JAKARTA, Cobisnis.com – Optimisme terhadap potensi keuntungan dari kecerdasan buatan (AI) telah mendorong pasar saham Amerika Serikat ke rekor tertinggi. Namun, para investor kini mulai waspada terhadap sejumlah risiko yang bisa mengganggu tren positif tersebut.
AI menjadi tema dominan di Wall Street sejak peluncuran ChatGPT pada November 2022, yang memicu euforia terhadap potensi teknologi ini. Strategi Citigroup memperkirakan hampir 50% dari total kapitalisasi pasar S&P 500 senilai sekitar USD 57 triliun memiliki eksposur “tinggi” atau “menengah” terhadap AI. Indeks S&P 500 tercatat naik 13% sepanjang tahun ini, sementara Nasdaq Composite yang sarat saham teknologi naik 17%.
“So much of what is holding up the markets is either directly or indirectly related to that trade,” ujar Yung-Yu Ma, Kepala Strategi Investasi di PNC Financial Services Group. Namun, saham-saham teknologi yang terkait AI beberapa kali mengalami penurunan, seperti saat munculnya model AI murah dari China, Deepseek, yang sempat mengguncang pasar pada awal tahun.
Meskipun tren AI kembali pulih, beberapa analis tetap berhati-hati. “Peluang di sini besar, tapi semuanya tergantung pada seberapa realistis ekspektasi pasar,” kata Steve Lowe dari Thrivent Financial.
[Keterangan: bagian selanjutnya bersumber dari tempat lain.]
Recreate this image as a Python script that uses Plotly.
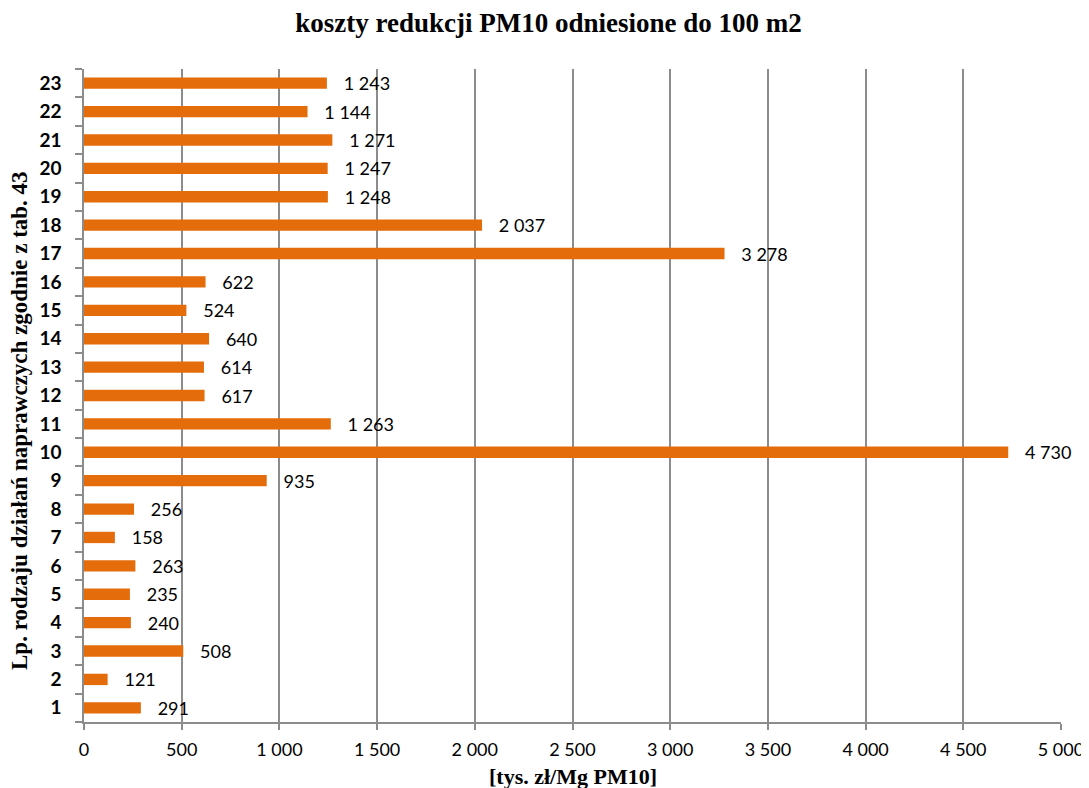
"""Koszty redukcji PM10 odniesione do 100 m2 - wykres słupkowy poziomy."""

import plotly.graph_objects as go

kategorie = [str(i) for i in range(1, 24)]
koszty = [291, 121, 508, 240, 235, 263, 158, 256, 935, 4730, 1263, 617, 614,
          640, 524, 622, 3278, 2037, 1248, 1247, 1271, 1144, 1243]

ticki_x = [0, 500, 1000, 1500, 2000, 2500, 3000, 3500, 4000, 4500, 5000]

POMARANCZ = "#E46C0A"
SZARY = "#8C8C8C"
SERIF = "Liberation Serif, Times New Roman, serif"
SANS = "Lato, Open Sans, sans-serif"

fig = go.Figure(
    go.Bar(
        x=koszty,
        y=kategorie,
        orientation="h",
        marker=dict(color=POMARANCZ, line=dict(width=0)),
        width=0.4,
        text=koszty,
        texttemplate="\u00a0\u00a0\u00a0%{x:,d}",
        textposition="outside",
        constraintext="none",
        cliponaxis=False,
        textfont=dict(size=18, color="#000000", family=SANS),
        hoverinfo="skip",
    )
)

# strona ma 8 px marginesu body, stąd mniejsza figura i marginesy
fig.update_layout(
    width=1081,
    height=780,
    separators=", ",
    paper_bgcolor="white",
    plot_bgcolor="white",
    showlegend=False,
    margin=dict(l=76, r=28, t=61, b=66),
    title=dict(
        text="<b>koszty redukcji PM10 odniesione do 100 m2</b>",
        font=dict(size=27, color="#000000", family=SERIF),
        x=0.5,
        xanchor="center",
        y=0.982,
        yanchor="middle",
    ),
    annotations=[
        dict(
            text="<b>Lp. rodzaju działań naprawczych zgodnie z tab. 43</b>",
            font=dict(size=23, color="#000000", family=SERIF),
            textangle=-90,
            xref="paper", yref="paper",
            x=-0.0655, y=0.461,
            xanchor="center", yanchor="middle",
            showarrow=False,
            borderpad=0,
        ),
        dict(
            text="<b>[tys. zł/Mg PM10]</b>",
            font=dict(size=22, color="#000000", family=SERIF),
            xref="paper", yref="paper",
            x=0.5, y=-0.083,
            xanchor="center", yanchor="middle",
            showarrow=False,
        ),
    ],
)

fig.update_xaxes(
    range=[0, 5000],
    tickvals=ticki_x,
    tickformat=",d",
    separatethousands=True,
    automargin=False,
    showgrid=True,
    gridcolor=SZARY,
    gridwidth=1.5,
    showline=True,
    linecolor=SZARY,
    linewidth=1.5,
    ticks="outside",
    ticklen=6,
    tickcolor=SZARY,
    tickwidth=1.5,
    ticklabelstandoff=5,
    tickfont=dict(size=18, color="#000000", family=SANS),
    zeroline=False,
)

fig.update_yaxes(
    type="category",
    categoryorder="array",
    categoryarray=kategorie,
    automargin=False,
    showgrid=False,
    showline=True,
    linecolor=SZARY,
    linewidth=1.5,
    ticks="outside",
    tickson="boundaries",
    ticklen=7,
    tickcolor=SZARY,
    tickwidth=1.5,
    ticklabelstandoff=17,
    tickfont=dict(size=19, color="#000000", family="Lato, sans-serif", weight="bold"),
)

fig.write_html("out.html")
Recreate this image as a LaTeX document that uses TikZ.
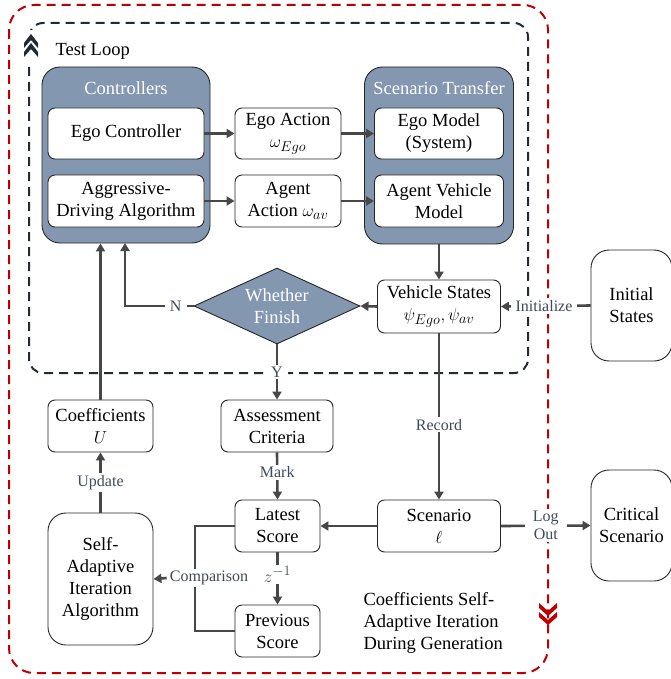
\documentclass[tikz,border=0pt]{standalone}
\usepackage{fontspec}
\setmainfont{Liberation Serif}
\usepackage{xcolor}
\usetikzlibrary{shapes.geometric, arrows.meta, positioning}
\DeclareMathSizes{18.5}{19}{15}{12}
\DeclareMathSizes{16}{17}{14}{11}
\definecolor{steel}{HTML}{8497B0}
\definecolor{lblgray}{HTML}{3F4A5C}
\definecolor{flowgray}{HTML}{474747}
\definecolor{loopred}{HTML}{C00000}
\definecolor{loopdark}{HTML}{222A35}

\begin{document}
\begin{tikzpicture}[x=1pt, y=-1pt,
            box/.style={draw=black!85, line width=0.9pt, rounded corners=7pt, fill=white, align=center, inner sep=1pt, font=\fontsize{18.5}{22}\selectfont},
            bigbox/.style={box, rounded corners=18pt},
            group/.style={draw=black!85, line width=0.9pt, rounded corners=18pt, fill=steel},
            grouptitle/.style={text=white, font=\fontsize{18.5}{22}\selectfont},
            lbl/.style={fill=white, text=lblgray, inner xsep=5pt, inner ysep=2pt, align=center, font=\fontsize{16}{18}\selectfont},
            flow/.style={draw=flowgray, line width=2.6pt, -{Triangle[length=8pt,width=9pt]}},
            link/.style={draw=flowgray, line width=2.6pt}]
            \useasboundingbox (0,0) rectangle (670,679);
            \draw[loopred, line width=2pt, dash pattern=on 9pt off 6pt, rounded corners=25pt] (9,5) rectangle (548,673);
            \draw[loopdark, line width=2pt, dash pattern=on 9pt off 6pt, rounded corners=14pt] (29,23) rectangle (528,373);
            \fill[white] (22,30) rectangle (38,62);
            \foreach \dy in {0,9} {
                \fill[loopdark] (24,43+\dy) -- (31,34+\dy) -- (38,43+\dy) -- (38,48+\dy) -- (31,40+\dy) -- (24,48+\dy) -- cycle;
                \fill[loopred] (539,603+\dy) -- (548,611+\dy) -- (557,603+\dy) -- (557,608+\dy) -- (548,616+\dy) -- (539,608+\dy) -- cycle;
            }
            \node[font=\fontsize{18.5}{22}\selectfont, anchor=west] (looptitle) at (52,51) {Test Loop};

            \node[group, minimum width=168pt, minimum height=176pt] (ctrl) at (126,155) {};
            \node[grouptitle] (ctrltitle) at (126,88) {Controllers};
            \node[group, minimum width=149pt, minimum height=177pt] (transfer) at (439,155.5) {};
            \node[grouptitle] (transfertitle) at (439,88) {Scenario Transfer};

            \node[box, minimum width=156pt, minimum height=51pt] (egoctrl) at (126,133.5) {Ego Controller};
            \node[box, minimum width=156pt, minimum height=52pt] (aggr) at (126,201) {Aggressive-\\Driving Algorithm};
            \node[box, minimum width=106pt, minimum height=51pt] (egoact) at (288,133.5) {Ego Action\\$\omega_{Ego}$};
            \node[box, minimum width=106pt, minimum height=52pt] (agentact) at (288,201) {Agent\\Action $\omega_{av}$};
            \node[box, minimum width=129pt, minimum height=51pt] (egomodel) at (439,133.5) {Ego Model\\(System)};
            \node[box, minimum width=129pt, minimum height=52pt] (agentmodel) at (439,201) {Agent Vehicle\\Model};

            \node[box, minimum width=123pt, minimum height=53pt] (states) at (439,306.5) {Vehicle States\\$\psi_{Ego},\psi_{av}$};
            \node[diamond, draw=black!85, line width=0.9pt, fill=steel, text=white, aspect=2.2, inner sep=0pt, minimum width=166pt, minimum height=76pt, align=center, font=\fontsize{18.5}{22}\selectfont] (finish) at (277,306) {Whether\\Finish};
            \node[bigbox, minimum width=81pt, minimum height=111pt] (init) at (631.5,305.5) {Initial\\States};

            \node[box, minimum width=105pt, minimum height=52pt] (coeff) at (100.5,426) {Coefficients\\$U$};
            \node[box, minimum width=112pt, minimum height=52pt] (assess) at (277,426) {Assessment\\Criteria};
            \node[bigbox, minimum width=105pt, minimum height=132pt] (selfad) at (100.5,579) {Self-\\Adaptive\\Iteration\\Algorithm};
            \node[box, minimum width=85pt, minimum height=52pt] (latest) at (277.5,526) {Latest\\Score};
            \node[box, minimum width=85pt, minimum height=52pt] (previous) at (277.5,631) {Previous\\Score};
            \node[box, minimum width=123pt, minimum height=52pt] (scenario) at (439,526) {Scenario\\$\ell$};
            \node[bigbox, minimum width=81pt, minimum height=111pt] (critical) at (631.5,525.5) {Critical\\Scenario};
            \node[anchor=north west, align=left, font=\fontsize{18.5}{22}\selectfont] (caption) at (360,589) {Coefficients Self-\\Adaptive Iteration\\During Generation};

            \coordinate (nup) at (125,243);
            \coordinate (cmpx) at (195,526);

            \draw[flow] (egoctrl) -- (egoact);
            \draw[flow] (aggr) -- (agentact);
            \draw[flow] (egoact) -- (egomodel);
            \draw[flow] (agentact) -- (agentmodel);
            \draw[flow] (transfer.south) -- (states.north);
            \draw[flow] (states.west) -- (finish.east);
            \draw[flow] (finish.west) -| node[lbl, pos=0.13] {N} (nup);
            \draw[flow] (init.west) -- node[lbl, pos=0.52] {Initialize} (states.east);
            \draw[flow] (finish.south) -- node[lbl, pos=0.5] {Y} (assess.north);
            \draw[flow] (states.south) -- node[lbl, pos=0.55] {Record} (scenario.north);
            \draw[flow] (coeff.north) -- (coeff.north |- ctrl.south);
            \draw[flow] (selfad.north) -- node[lbl] {Update} (coeff.south);
            \draw[flow] (assess.south) -- node[lbl, pos=0.42] {Mark} (latest.north);
            \draw[flow] (latest.south) -- node[lbl, pos=0.42] {$z^{-1}$} (previous.north);
            \draw[flow] (scenario.west) -- (latest.east);
            \draw[flow] (scenario.east) -- node[lbl, inner xsep=8pt] {Log\\Out} (critical.west);
            \draw[link] (latest.west) -- (cmpx) |- (previous.west);
            \node[lbl, inner xsep=3pt] (cmp) at (209,578) {Comparison};
            \draw[flow] (cmp.west) -- (selfad.east);
        \end{tikzpicture}
\end{document}
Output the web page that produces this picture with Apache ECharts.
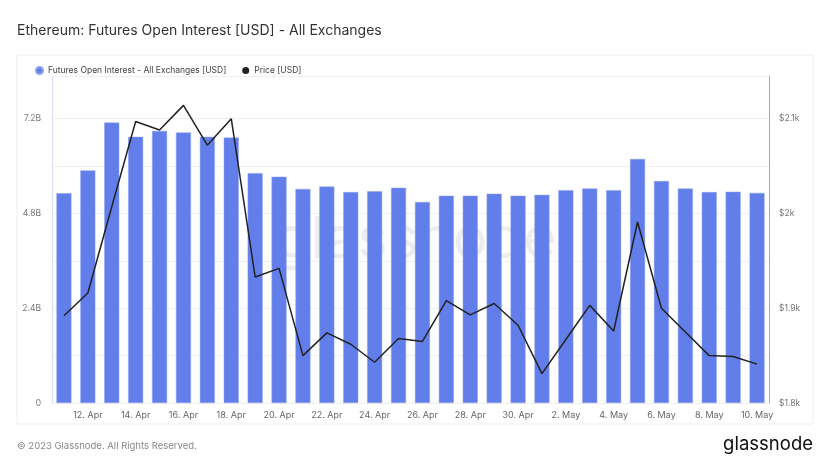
<!DOCTYPE html>
<html>
<head>
<meta charset="utf-8">
<title>Ethereum: Futures Open Interest</title>
<script src="https://cdn.jsdelivr.net/npm/echarts@6/dist/echarts.min.js"></script>
<style>
  html, body { margin: 0; padding: 0; background: #fff; }
  #chart { width: 832px; height: 468px; }
</style>
</head>
<body>
<div id="chart"></div>
<script>
// dates, one bar per day
var dates = [
    '11. Apr', '12. Apr', '13. Apr', '14. Apr', '15. Apr', '16. Apr', '17. Apr', '18. Apr', '19. Apr', '20. Apr',
    '21. Apr', '22. Apr', '23. Apr', '24. Apr', '25. Apr', '26. Apr', '27. Apr', '28. Apr', '29. Apr', '30. Apr',
    '1. May', '2. May', '3. May', '4. May', '5. May', '6. May', '7. May', '8. May', '9. May', '10. May'
];
// open interest, USD
var openInterest = [
    5.31e9, 5.89e9, 7.10e9, 6.74e9, 6.89e9, 6.85e9, 6.74e9, 6.72e9, 5.82e9, 5.73e9,
    5.42e9, 5.48e9, 5.34e9, 5.36e9, 5.45e9, 5.09e9, 5.25e9, 5.25e9, 5.30e9, 5.25e9,
    5.27e9, 5.39e9, 5.43e9, 5.39e9, 6.18e9, 5.62e9, 5.43e9, 5.34e9, 5.35e9, 5.32e9
];
// ETH price, USD
var price = [
    1892, 1916, 2007, 2097, 2088, 2114, 2072, 2100, 1933, 1942,
    1850, 1874, 1862, 1843, 1868, 1865, 1908, 1893, 1905, 1882,
    1831, 1867, 1903, 1876, 1991, 1900, 1875, 1850, 1849, 1841
];
var leftTicks = { 0: '0', 2.4: '2.4B', 4.8: '4.8B', 7.2: '7.2B' };
var rightTicks = { 1800: '$1.8k', 1900: '$1.9k', 2000: '$2k', 2100: '$2.1k' };

var myChart = echarts.init(document.getElementById('chart'));
var font = 'Inter, "Noto Sans", sans-serif';

var option = {
    backgroundColor: '#fff',
    animation: false,
    textStyle: { fontFamily: font },
    title: {
        text: 'Ethereum: Futures Open Interest [USD] - All Exchanges',
        left: 12,
        top: 19,
        textStyle: { fontSize: 14, fontWeight: 'normal', color: '#333', fontFamily: font }
    },
    legend: {
        left: 30,
        top: 61,
        icon: 'circle',
        itemWidth: 7,
        itemHeight: 7,
        itemGap: 16,
        itemTextGap: 4,
        textStyle: { fontSize: 8.5, color: '#444', fontFamily: font },
        data: [
            { name: 'Futures Open Interest - All Exchanges [USD]', itemStyle: { color: '#627EEA' } },
            { name: 'Price [USD]', itemStyle: { color: '#222' } }
        ]
    },
    graphic: [
        {
            type: 'rect', z: -10,
            shape: { x: 17, y: 55, width: 796, height: 369 },
            style: { fill: 'none', stroke: '#eeeeee', lineWidth: 1 }
        },
        {
            type: 'text', z: -5, left: 'center', top: 212,
            style: { text: 'glassnode', fontSize: 58, fontFamily: font, fill: 'rgba(0,0,0,0.07)' }
        },
        {
            type: 'text', left: 17, top: 441,
            style: { text: '\u00a9 2023 Glassnode. All Rights Reserved.', fontSize: 9.5, fontFamily: font, fill: '#888' }
        },
        {
            type: 'text', right: 19, top: 435,
            style: { text: 'glassnode', fontSize: 18.5, fontFamily: font, fill: '#111' }
        }
    ],
    grid: { left: 52, right: 63, top: 76, bottom: 65 },
    xAxis: {
        type: 'category',
        data: dates,
        axisTick: { show: false },
        axisLine: { show: true, lineStyle: { color: '#eeeeee' } },
        axisLabel: {
            interval: function (index) { return index % 2 === 1; },
            color: '#666',
            fontSize: 9,
            margin: 8
        }
    },
    yAxis: [
        {
            type: 'value',
            min: 0,
            max: 8.28e9,
            interval: 1.2e9,
            axisLine: { show: true, lineStyle: { color: '#d4dcf8' } },
            axisTick: { show: false },
            splitLine: { show: true, lineStyle: { color: '#f0f0f0' } },
            axisLabel: {
                color: '#777',
                fontSize: 8.5,
                margin: 11,
                formatter: function (v) {
                    var k = Math.round(v / 1e8) / 10;
                    return leftTicks[k] !== undefined ? leftTicks[k] : '';
                }
            }
        },
        {
            type: 'value',
            min: 1800,
            max: 2145,
            interval: 50,
            axisLine: { show: true, lineStyle: { color: '#aaaaaa' } },
            axisTick: { show: false },
            splitLine: { show: false },
            axisLabel: {
                color: '#777',
                fontSize: 8.5,
                margin: 10,
                formatter: function (v) {
                    return rightTicks[v] !== undefined ? rightTicks[v] : '';
                }
            }
        }
    ],
    series: [
        {
            name: 'Futures Open Interest - All Exchanges [USD]',
            type: 'bar',
            yAxisIndex: 0,
            barWidth: 15,
            data: openInterest,
            itemStyle: { color: '#627EEA', borderColor: '#8fa2f0', borderWidth: 0.5 }
        },
        {
            name: 'Price [USD]',
            type: 'line',
            yAxisIndex: 1,
            data: price,
            showSymbol: false,
            symbol: 'none',
            lineStyle: { color: '#222', width: 1.5 },
            itemStyle: { color: '#222' },
            z: 5
        }
    ]
};
myChart.setOption(option);
window.addEventListener('resize', function () {
    myChart.resize();
});
</script>
</body>
</html>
Ia menilai sebagian besar valuasi sudah mencerminkan pertumbuhan yang sangat tinggi, sehingga risiko koreksi tetap ada.
FOKUS PADA PENGELUARAN MODAL (CAPEX)
Investasi besar-besaran dalam infrastruktur AI menjadi perhatian utama investor. Menurut Barclays, pengeluaran modal dari perusahaan “hyperscalers” seperti Microsoft, Amazon, Alphabet, Meta, dan Oracle diperkirakan akan mendekati USD 500 miliar per tahun pada 2027, dua kali lipat dari 2024.
Investor khawatir jika laju investasi ini tidak sebanding dengan pertumbuhan pendapatan. “Yang perlu diperhatikan adalah apakah mereka menghabiskan uang lebih cepat dari pertumbuhan mereka sendiri,” kata Michael Arone dari State Street Investment Management.
Sementara itu, Garrett Melson dari Natixis Investment Managers menilai risiko terbesar justru ada pada “kurangnya investasi”, bukan berlebihan, karena perlambatan belanja bisa menghambat ekspansi AI.
Selain itu, muncul kekhawatiran atas hubungan finansial yang terlalu erat antarperusahaan AI, seperti investasi Nvidia sebesar USD 100 miliar di OpenAI, yang bisa menciptakan risiko sistemik.
TANTANGAN INFRASTRUKTUR DAN KEUNTUNGAN JANGKA PANJANG
Analis Barclays menyoroti potensi keterbatasan infrastruktur energi untuk mendukung pusat data AI sebagai salah satu tantangan utama. “Masalah pasokan listrik adalah faktor pembatas paling penting,” ujar Venu Krishna, Kepala Strategi Ekuitas AS di Barclays.
Investor juga akan memantau apakah permintaan terhadap AI mulai menurun atau investasi besar-besaran tidak menghasilkan keuntungan sesuai harapan. “Jika kebutuhan AI ternyata tidak sebesar yang diperkirakan, pasar bisa bereaksi negatif,” kata Yung-Yu Ma dari PNC.
Patrick Ryan dari Madison Investments menambahkan bahwa hingga kini, belum banyak bukti nyata peningkatan pendapatan dan produktivitas dari AI. “Kalau nanti terbukti semua investasi ini tidak membawa hasil nyata, itu bisa jadi pemicu besar bagi koreksi pasar,” ujarnya.